On May 23d, the Department for Intellectual Property and Competition Law of the Max Planck Institute for Innovation and Competition organised a lecture on “Constitutional Requirements for the Design of Supranational Legal Protection”.
Speaker was Prof. Dr. Peter M. Huber (former Federal Constitutional Court Judge and former Minister of the Interior of Thuringia).
The lecture related to the constitutional complaints challenging the European Patent Office’s system of appeal. The speaker was the rapporteur in this case.
In its decision, dated November 8th, published on January 12th, the German Federal Constitutional Court “2 BvR 2480/10, 2 BvR 561/18, 2 BvR 786/15, 2 BvR 756/16, 2 BvR 421/13” considered the complaints as not admissible.
The speaker explained the relationship and interplay between various Articles of the German Constitution. These considerations were rather “technical” and mainly interesting for specialists in constitutional law. Those considerations might be important, what matters here is the end result.
The speaker made clear that for the GFCC, only the legal situation at the date of the decision was to be taken into account. There were 5 complaints, the oldest dating back to 2010 and the youngest being of 2018. It was thus not relevant that some complaints were already relatively old.
The speaker explained that the present decision was to be seen in the context of a series of decisions relating to Union law and decisions of the CJEU, and especially the decision of the ECB’s asset purchase programme PSPP. Although the EPO was not a body of the EU, similar conditions applied.
Other decisions were mentioned, like one relating to European schools of July 24th 2018, which is not an EU institution as such, and hence comparable with the EPO.
The speaker made clear that two periods ought to be distinguished: before and after 2016, i.e. before and after the reform of the structure of the BA.
For the speaker, before 2016 the BA were not independent as the head of the BA, VP3, was part of the management of the EPO. After the reform, the GFCC considered that the requirements for a minimum of independence were given.
The speaker explained that the complaints could have been successful, at least for the period before 2016, but the structure and wording of the complaints were not adequate and hence the complaints not properly substantiated. The same applied to the complaints still pending or filed after the reform, as they were as well not properly substantiated.
The speaker also made clear that complained lodged by entities based outside Germany or the EU were not admissible for this reason alone.
The speaker made clear that the minimum level of effective legal protection offered in a proceedings in a supranational organisation cannot be the same as in German proceedings. The FGCC decision on temporary administrative judges in asylum procedures should not be overrated and does not apply in case of an international institution. It appears sufficient that the right to be heard has been respected, that decisions do not come as surprise, are duly motivated, and not arbitrary. Those conditions are fulfilled by the BA and the EBA of the EPO, certainly after the reform of 2016.
During the discussion following the lecture, the question of the independence in relation to appointments for a given time, with possible reappointment, came into play.
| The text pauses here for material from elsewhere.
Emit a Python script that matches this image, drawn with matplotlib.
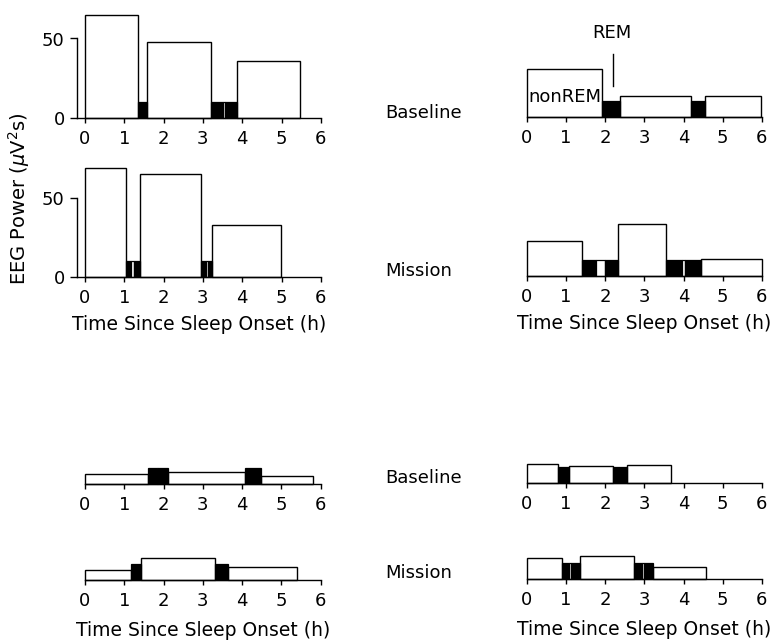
import matplotlib
matplotlib.use('Agg')
import matplotlib.pyplot as plt

# Values: episode start/end in hours, power in uV^2 s
# top-left, baseline
a_nrem_start = [0.0, 1.59, 3.86]
a_nrem_end = [1.36, 3.20, 5.47]
a_nrem_power = [65, 48, 36]
a_rem_start = [1.36, 3.20, 3.50, 3.57]
a_rem_end = [1.59, 3.50, 3.57, 3.86]
a_rem_fill = ['k', 'k', 'w', 'k']

# top-left, mission
b_nrem_start = [0.0, 1.40, 3.24]
b_nrem_end = [1.035, 2.95, 4.98]
b_nrem_power = [69, 65, 33]
b_rem_start = [1.035, 1.17, 1.25, 2.95, 3.07, 3.13]
b_rem_end = [1.17, 1.25, 1.40, 3.07, 3.13, 3.24]
b_rem_fill = ['k', 'w', 'k', 'k', 'w', 'k']

# top-right, baseline
c_nrem_start = [0.0, 2.38, 4.55]
c_nrem_end = [1.93, 4.19, 5.98]
c_nrem_power = [30, 13, 13]
c_rem_start = [1.93, 4.19]
c_rem_end = [2.38, 4.55]
c_rem_fill = ['k', 'k']

# top-right, mission
d_nrem_start = [0.0, 2.34, 4.44]
d_nrem_end = [1.42, 3.56, 6.0]
d_nrem_power = [22, 33, 11]
d_rem_start = [1.42, 1.77, 2.00, 3.56, 3.96, 4.05]
d_rem_end = [1.77, 2.00, 2.34, 3.96, 4.05, 4.44]
d_rem_fill = ['k', 'w', 'k', 'k', 'w', 'k']

# bottom-left, baseline
e_nrem_start = [0.0, 2.10, 4.48]
e_nrem_end = [1.60, 4.07, 5.81]
e_nrem_power = [6.3, 8, 5.2]
e_rem_start = [1.60, 1.82, 1.87, 4.07]
e_rem_end = [1.82, 1.87, 2.10, 4.48]
e_rem_fill = ['k', 'w', 'k', 'k']

# bottom-left, mission
f_nrem_start = [0.0, 1.42, 3.65]
f_nrem_end = [1.17, 3.31, 5.39]
f_nrem_power = [6, 14, 8.4]
f_rem_start = [1.17, 3.31]
f_rem_end = [1.42, 3.65]
f_rem_fill = ['k', 'k']

# bottom-right, baseline
g_nrem_start = [0.0, 1.09, 2.55]
g_nrem_end = [0.81, 2.19, 3.68]
g_nrem_power = [12, 11, 11.5]
g_rem_start = [0.81, 2.19]
g_rem_end = [1.09, 2.55]
g_rem_fill = ['k', 'k']

# bottom-right, mission
h_nrem_start = [0.0, 1.36, 3.22]
h_nrem_end = [0.91, 2.74, 4.58]
h_nrem_power = [13, 14.7, 7.3]
h_rem_start = [0.91, 1.09, 1.12, 2.74, 2.93, 2.99]
h_rem_end = [1.09, 1.12, 1.36, 2.93, 2.99, 3.22]
h_rem_fill = ['k', 'w', 'k', 'k', 'w', 'k']

rem_power = 10
hour_ticks = [0, 1, 2, 3, 4, 5, 6]
power_ticks = [0, 50]

W, H = 776, 644
plt.rcParams['font.family'] = 'DejaVu Sans'
plt.rcParams['font.size'] = 13
fig = plt.figure(figsize=(W / 100, H / 100), dpi=100)

YMAX = 70
PX_PER_UNIT = 1.59


def add_panel(x0_px, px_per_h, base_px, with_y, nrem, rem):
    # x0_px: pixel of t=0, base_px: pixel row of power=0
    xmin = -0.2 if with_y else 0.0
    left = x0_px + xmin * px_per_h
    width = (6 - xmin) * px_per_h
    height = YMAX * PX_PER_UNIT
    ax = fig.add_axes([left / W, 1 - base_px / H, width / W, height / H])
    ns, ne, npow = nrem
    rs, re, rf = rem
    ax.bar(ns, npow, width=[e - s for s, e in zip(ns, ne)], align='edge',
           facecolor='white', edgecolor='black', linewidth=1.0, clip_on=False)
    ax.bar(rs, [rem_power] * len(rs), width=[e - s for s, e in zip(rs, re)],
           align='edge', color=rf, edgecolor='black', linewidth=0.9, clip_on=False)
    ax.set_xlim(xmin, 6)
    ax.set_ylim(0, YMAX)
    ax.set_xticks(hour_ticks)
    ax.tick_params(axis='x', direction='out', length=3.5, width=1.0, pad=5)
    ax.spines['top'].set_visible(False)
    ax.spines['right'].set_visible(False)
    ax.spines['bottom'].set_linewidth(1.0)
    ax.patch.set_alpha(0)
    if with_y:
        ax.set_yticks(power_ticks)
        ax.spines['left'].set_bounds(0, 50)
        ax.spines['left'].set_linewidth(1.0)
        ax.tick_params(axis='y', direction='out', length=5, width=1.0, pad=4)
    else:
        ax.spines['left'].set_visible(False)
        ax.set_yticks([])
    return ax


ax_a = add_panel(85, 39.3, 118, True, (a_nrem_start, a_nrem_end, a_nrem_power),
                 (a_rem_start, a_rem_end, a_rem_fill))
ax_b = add_panel(85, 39.3, 277.3, True, (b_nrem_start, b_nrem_end, b_nrem_power),
                 (b_rem_start, b_rem_end, b_rem_fill))
ax_c = add_panel(526.7, 39.2, 116.7, False, (c_nrem_start, c_nrem_end, c_nrem_power),
                 (c_rem_start, c_rem_end, c_rem_fill))
ax_d = add_panel(526.7, 39.2, 276, False, (d_nrem_start, d_nrem_end, d_nrem_power),
                 (d_rem_start, d_rem_end, d_rem_fill))
ax_e = add_panel(85, 39.3, 484.3, False, (e_nrem_start, e_nrem_end, e_nrem_power),
                 (e_rem_start, e_rem_end, e_rem_fill))
ax_f = add_panel(85, 39.3, 580, False, (f_nrem_start, f_nrem_end, f_nrem_power),
                 (f_rem_start, f_rem_end, f_rem_fill))
ax_g = add_panel(526.7, 39.2, 483.3, False, (g_nrem_start, g_nrem_end, g_nrem_power),
                 (g_rem_start, g_rem_end, g_rem_fill))
ax_h = add_panel(526.7, 39.2, 579, False, (h_nrem_start, h_nrem_end, h_nrem_power),
                 (h_rem_start, h_rem_end, h_rem_fill))

# annotations inside top-right baseline panel
ax_c.text(0.05, 12.6, 'nonREM', ha='left', va='center')
ax_c.text(2.17, 52.8, 'REM', ha='center', va='center', clip_on=False)
ax_c.plot([2.19, 2.19], [19.3, 39.4], color='black', lw=1.0, clip_on=False)

xlab = 'Time Since Sleep Onset (h)'
for ax in (ax_b, ax_d):
    ax.set_xlabel(xlab, labelpad=6, fontsize=13.5)
for ax in (ax_f, ax_h):
    ax.set_xlabel(xlab, labelpad=8, fontsize=13.5)


def fig_text(x, y, s, **kw):
    fig.text(x / W, 1 - y / H, s, **kw)


fig_text(385, 113, 'Baseline', ha='left', va='center')
fig_text(385, 271, 'Mission', ha='left', va='center')
fig_text(385, 478, 'Baseline', ha='left', va='center')
fig_text(385, 573, 'Mission', ha='left', va='center')
fig_text(19, 199, 'EEG Power ($\\mu$V$^2$s)', rotation=90, ha='center',
         va='center', fontsize=14)

fig.savefig('out.png', dpi=100)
The speaker noted that a similar situation existed at the CJEU.
On the other hand, he questioned the fact whether such a timely appointment was still acceptable in this day and age. Following a direct question about the present situation at the EPO, the speaker was of the opinion that there is still room for improvement with respect of the contracts and the reappointment of members of the BA.
Press release in English
With due respect to the GFCC, it seems an easy way out when it decides that complaints are not properly substantiated. It would have been interesting to learn what the GFCC considers as being properly substantiated.
It might be legally correct that the legal situation at the date of the decision is to be taken into account, but it means that the GFCC can sit out a situation and never decide. The present decision was due as the speaker was on the verge of retiring.
In any case, as the complaints were not properly substantiated, the end result would have been the same with or without the reform of 2016. One could merely say that the reform of 2016 helped the GFCC to dismiss the complaints.
That there is still room for improvement with respect to reappointment of members of the BA was an interesting comment.